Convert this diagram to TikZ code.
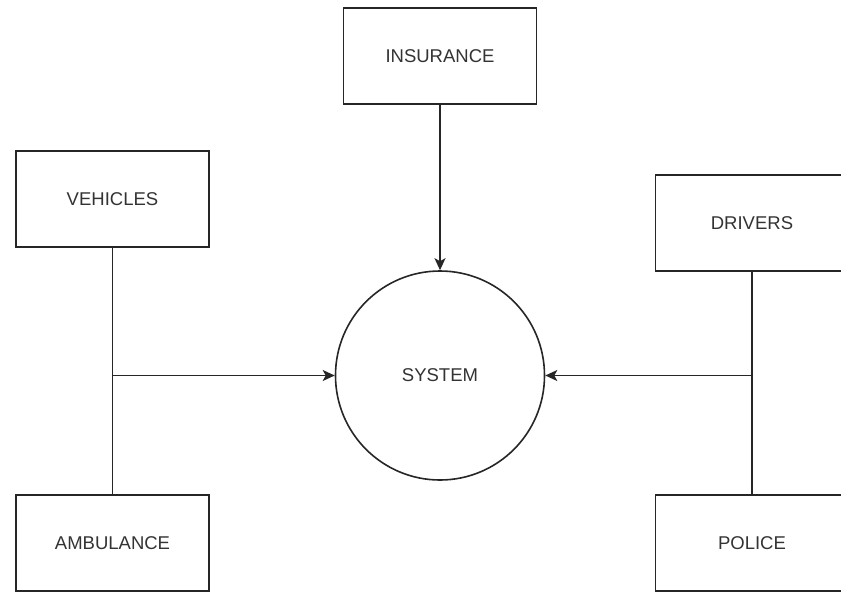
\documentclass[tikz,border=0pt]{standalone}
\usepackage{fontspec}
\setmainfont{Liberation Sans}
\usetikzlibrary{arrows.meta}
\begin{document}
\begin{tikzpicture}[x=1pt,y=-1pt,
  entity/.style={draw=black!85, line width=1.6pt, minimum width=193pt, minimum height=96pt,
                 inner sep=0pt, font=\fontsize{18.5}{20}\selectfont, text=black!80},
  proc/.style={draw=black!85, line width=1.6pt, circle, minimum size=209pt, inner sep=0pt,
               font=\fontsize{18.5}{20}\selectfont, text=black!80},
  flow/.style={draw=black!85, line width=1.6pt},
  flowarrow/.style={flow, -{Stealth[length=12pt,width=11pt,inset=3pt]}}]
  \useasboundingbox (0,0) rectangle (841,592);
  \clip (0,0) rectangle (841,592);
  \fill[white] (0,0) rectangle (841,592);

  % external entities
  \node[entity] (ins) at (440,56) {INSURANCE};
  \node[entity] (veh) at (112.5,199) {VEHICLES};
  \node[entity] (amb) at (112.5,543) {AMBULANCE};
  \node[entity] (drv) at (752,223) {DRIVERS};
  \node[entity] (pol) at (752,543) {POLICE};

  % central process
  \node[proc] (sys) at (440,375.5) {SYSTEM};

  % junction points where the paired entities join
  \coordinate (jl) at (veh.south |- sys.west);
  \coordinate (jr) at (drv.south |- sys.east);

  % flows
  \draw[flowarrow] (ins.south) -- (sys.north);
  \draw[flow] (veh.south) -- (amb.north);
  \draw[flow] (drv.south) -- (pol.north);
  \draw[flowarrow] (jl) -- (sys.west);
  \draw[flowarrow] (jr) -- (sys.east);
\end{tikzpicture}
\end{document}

WHAT TO PRODUCE
Transcribe all the data word for word; the images stay out.

THE REPLY
Convert this diagram to TikZ code.
\documentclass[tikz,border=0pt]{standalone}
\usepackage{fontspec}
\setmainfont{Liberation Sans}
\usetikzlibrary{arrows.meta}
\begin{document}
\begin{tikzpicture}[x=1pt,y=-1pt,
  entity/.style={draw=black!85, line width=1.6pt, minimum width=193pt, minimum height=96pt,
                 inner sep=0pt, font=\fontsize{18.5}{20}\selectfont, text=black!80},
  proc/.style={draw=black!85, line width=1.6pt, circle, minimum size=209pt, inner sep=0pt,
               font=\fontsize{18.5}{20}\selectfont, text=black!80},
  flow/.style={draw=black!85, line width=1.6pt},
  flowarrow/.style={flow, -{Stealth[length=12pt,width=11pt,inset=3pt]}}]
  \useasboundingbox (0,0) rectangle (841,592);
  \clip (0,0) rectangle (841,592);
  \fill[white] (0,0) rectangle (841,592);

  % external entities
  \node[entity] (ins) at (440,56) {INSURANCE};
  \node[entity] (veh) at (112.5,199) {VEHICLES};
  \node[entity] (amb) at (112.5,543) {AMBULANCE};
  \node[entity] (drv) at (752,223) {DRIVERS};
  \node[entity] (pol) at (752,543) {POLICE};

  % central process
  \node[proc] (sys) at (440,375.5) {SYSTEM};

  % junction points where the paired entities join
  \coordinate (jl) at (veh.south |- sys.west);
  \coordinate (jr) at (drv.south |- sys.east);

  % flows
  \draw[flowarrow] (ins.south) -- (sys.north);
  \draw[flow] (veh.south) -- (amb.north);
  \draw[flow] (drv.south) -- (pol.north);
  \draw[flowarrow] (jl) -- (sys.west);
  \draw[flowarrow] (jr) -- (sys.east);
\end{tikzpicture}
\end{document}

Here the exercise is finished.